For the world, Fitch Ratings has raised its 2024 global GDP growth forecast by 0.3 percentage points to 2.4 per cent, as near-term world growth prospects have improved.
This on back of a sharp upward revision to its US forecast to 2.1 per cent, from 1.2 per cent in the December 2023 Global Economic Outlook (GEO).
"Stronger US growth prospects outweigh a marginal cut to our China 2024 growth forecast -- to 4.5 per cent from 4.6 per cent -- and a minor revision to our eurozone forecast, to 0.6 per cent from 0.7 per cent," it said.
"Growth in emerging markets, excluding China, has been revised up by 0.1 percentage point to 3.2 per cent, with forecasts raised for India, Russia and Brazil."
It expected world growth in 2025 to edge up to 2.5 per cent as the eurozone finally recovers -- on a pick-up in real wages and consumption -- but as US growth slows.
For India, Fitch Ratings said, "With GDP growth having exceeded 8 per cent for three consecutive quarters, we expect an easing in growth momentum in the final quarter of the current fiscal year, implying an estimate of 7.8 per cent for growth in FY24."
Recent quarterly data has shown that GDP is rising much faster than gross value-added -- indirect taxes net of subsidies is the difference between the two -- and this unusually wide gap may normalise.
Strong business survey data for January and February represents an upside risk to these estimates, it said.
"We expect the Indian economy to continue its strong expansion, with real GDP forecast to increase 7 per cent in FY25, a 0.5 percentage point upward revision from our December forecasts," Fitch Ratings said.
"Domestic demand, especially investment, will be the main driver of growth, amid sustained levels of business and consumer confidence."
Its forecasts imply that growth in the short term will outpace the economy's estimated potential, and that the pace of growth of activity will then moderate towards trend in FY25, with real GDP rising 6.5 per cent.
It said consumer price inflation picked up in the last months of 2023, driven by food prices. CPI inflation reached 5.7 per cent year-on-year in December, before falling to 5.1 per cent in February.
Core inflation measures are steadily declining, underlining that developments in food prices (which account for around half of India's consumer price index) will be key to inflation developments and the pace at which inflation will approach the Reserve Bank of India's (RBI) 4 per cent mid-point of its 2 per cent-6 per cent target band.

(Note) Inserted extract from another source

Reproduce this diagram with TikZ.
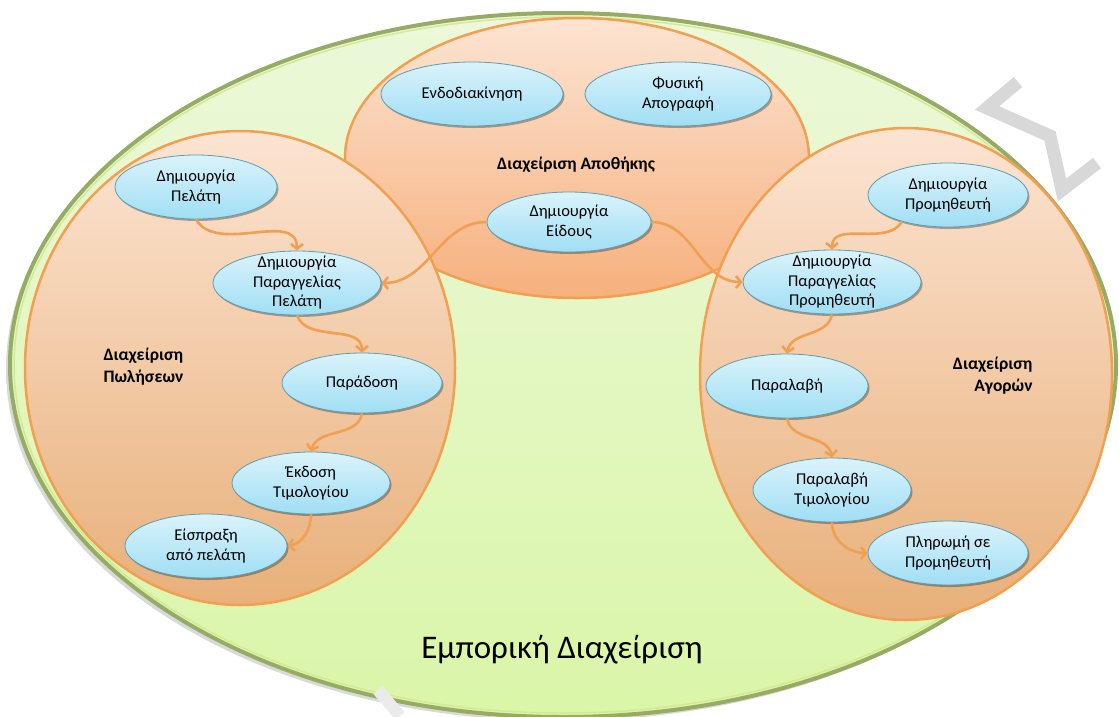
\documentclass[tikz,border=0pt]{standalone}
\usepackage{fontspec}
\setmainfont{Carlito}
\usepackage{tikz}
\usetikzlibrary{shapes.geometric}
\usetikzlibrary{shadows}
\usetikzlibrary{arrows.meta}
\usepackage{color}
\definecolor{limecream}{RGB}{236, 248, 218}
\definecolor{limedeep}{RGB}{218, 246, 168}
\definecolor{olivegrey}{RGB}{150, 172, 100}
\definecolor{olivelight}{RGB}{214, 232, 150}
\definecolor{peachlight}{RGB}{252, 228, 210}
\definecolor{peachdeep}{RGB}{232, 176, 122}
\definecolor{apricot}{RGB}{246, 176, 125}
\definecolor{carrot}{RGB}{240, 160, 80}
\definecolor{skylight}{RGB}{218, 243, 251}
\definecolor{skydeep}{RGB}{160, 222, 244}
\definecolor{steelteal}{RGB}{88, 158, 182}
\definecolor{mist}{RGB}{216, 216, 216}

\tikzset{
    task/.style={ellipse, draw=steelteal, line width=0.8pt, top color=skylight, bottom color=skydeep,
                 align=center, inner xsep=0pt, inner ysep=-8pt, minimum height=64pt,
                 font=\fontsize{16.5}{19.5}\selectfont,
                 drop shadow={shadow xshift=1.5pt, shadow yshift=-2pt, opacity=0.3, fill=black}},
    area/.style={font=\bfseries\fontsize{17.5}{22}\selectfont, align=center},
    flow/.style={draw=carrot, line width=2.6pt, -{Straight Barb[length=5pt, width=12pt]}}
}

\begin{document}
\begin{tikzpicture}[x=1pt, y=1pt]
            % Frame to ensure alignment:
            \useasboundingbox (0,0) rectangle (1119,-716);
            % Commercial management
            \fill[color=black, opacity=0.15]                                                   (559,-369) ellipse (553 and 352);
            \draw[color=olivegrey,  line width=4pt, top color=limecream,  bottom color=limedeep]  (563,-365) ellipse (553 and 352);
            \draw[color=olivelight, line width=1.5pt]                                          (563,-365) ellipse (549 and 348);
            % Warehouse
            \draw[color=carrot,     line width=2.5pt, top color=peachlight, bottom color=apricot]   (577,-158) ellipse (232 and 140);
            % Sales
            \draw[color=carrot,     line width=2.5pt, top color=peachlight, bottom color=peachdeep] (240,-368) ellipse (215 and 237);
            % Purchases
            \draw[color=carrot,     line width=2.5pt, top color=peachlight, bottom color=peachdeep] (906,-374) ellipse (206 and 246);

            % Warehouse tasks
            \node[task, minimum width=182pt]                      (endo)     at (472,-94)  {Ενδοδιακίνηση};
            \node[task, minimum width=186pt]                      (fysiki)   at (678,-94)  {Φυσική\\Απογραφή};
            \node[task, minimum width=164pt, minimum height=60pt] (eidos)    at (569,-222) {Δημιουργία\\Είδους};
            % Sales tasks
            \node[task, minimum width=162pt]                      (pelatis)  at (196,-187) {Δημιουργία\\Πελάτη};
            \node[task, minimum width=168pt]                      (parpel)   at (297,-283) {Δημιουργία\\Παραγγελίας\\Πελάτη};
            \node[task, minimum width=160pt, minimum height=60pt] (paradosi) at (362,-383) {Παράδοση};
            \node[task, minimum width=158pt, minimum height=62pt] (ekdosi)   at (311,-483) {Έκδοση\\Τιμολογίου};
            \node[task, minimum width=162pt]                      (eispraxi) at (206,-546) {Είσπραξη\\από πελάτη};
            % Purchase tasks
            \node[task, minimum width=160pt]                      (promith)  at (948,-195) {Δημιουργία\\Προμηθευτή};
            \node[task, minimum width=178pt]                      (parprom)  at (832,-282) {Δημιουργία\\Παραγγελίας\\Προμηθευτή};
            \node[task, minimum width=162pt]                      (paralavi) at (787,-386) {Παραλαβή};
            \node[task, minimum width=158pt]                      (partim)   at (832,-490) {Παραλαβή\\Τιμολογίου};
            \node[task, minimum width=160pt]                      (pliromi)  at (948,-553) {Πληρωμή σε\\Προμηθευτή};

            % Area labels
            \node[area]                           (apothiki) at (576,-165)  {Διαχείριση Αποθήκης};
            \node[area, align=left,  anchor=west] (poliseis) at (100,-367)  {Διαχείριση\\Πωλήσεων};
            \node[area, align=right, anchor=east] (agores)   at (1036,-376) {Διαχείριση\\Αγορών};
            \node[font=\fontsize{33}{40}\selectfont] (emporiki) at (562,-650) {Εμπορική Διαχείριση};

            % Item creation feeds both orders
            \draw[flow] (eidos.west)    to[out=180, in=0]   (parpel.east);
            \draw[flow] (eidos.east)    to[out=0,   in=180] (parprom.west);
            % Sales flow
            \draw[flow] (pelatis.south) to[out=-60, in=90]  (parpel.north);
            \draw[flow] (parpel.south)  to[out=-70, in=90]  (paradosi.north);
            \draw[flow] (paradosi.south) to[out=-100, in=75] (ekdosi.north);
            \draw[flow] (ekdosi.south)  to[out=-90, in=10]  (eispraxi.east);
            % Purchase flow
            \draw[flow] (promith.-150)  to[out=-120, in=90] (parprom.north);
            \draw[flow] (parprom.south) to[out=-100, in=80] (paralavi.north);
            \draw[flow] (paralavi.south) to[out=-80, in=100] (partim.north);
            \draw[flow] (partim.south)  to[out=-90, in=180] (pliromi.west);

            % Watermark strokes
            \draw[color=mist, line width=13pt, line join=miter] (1018,-82) -- (987,-108) -- (1050,-136) -- (1062,-190) -- (1097,-163);
            \draw[color=mist!50, line width=12pt]               (378,-690) -- (400,-716);
\end{tikzpicture}
\end{document}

"We expect headline inflation to steadily decrease to 4 per cent by calendar year-end on the assumption that recent food price volatility will subside," it said.
The RBI has kept its key policy rate at 6.5 per cent, and in its communication has focused on confirming its hawkish policy stance of 'withdrawal of monetary accommodation' and the need to bring inflation down towards target.
"We now think that the RBI will cut rates only in the second half of 2024, by 50 basis points (revised from 75 basis points in December) in view of the stronger growth outlook," it added.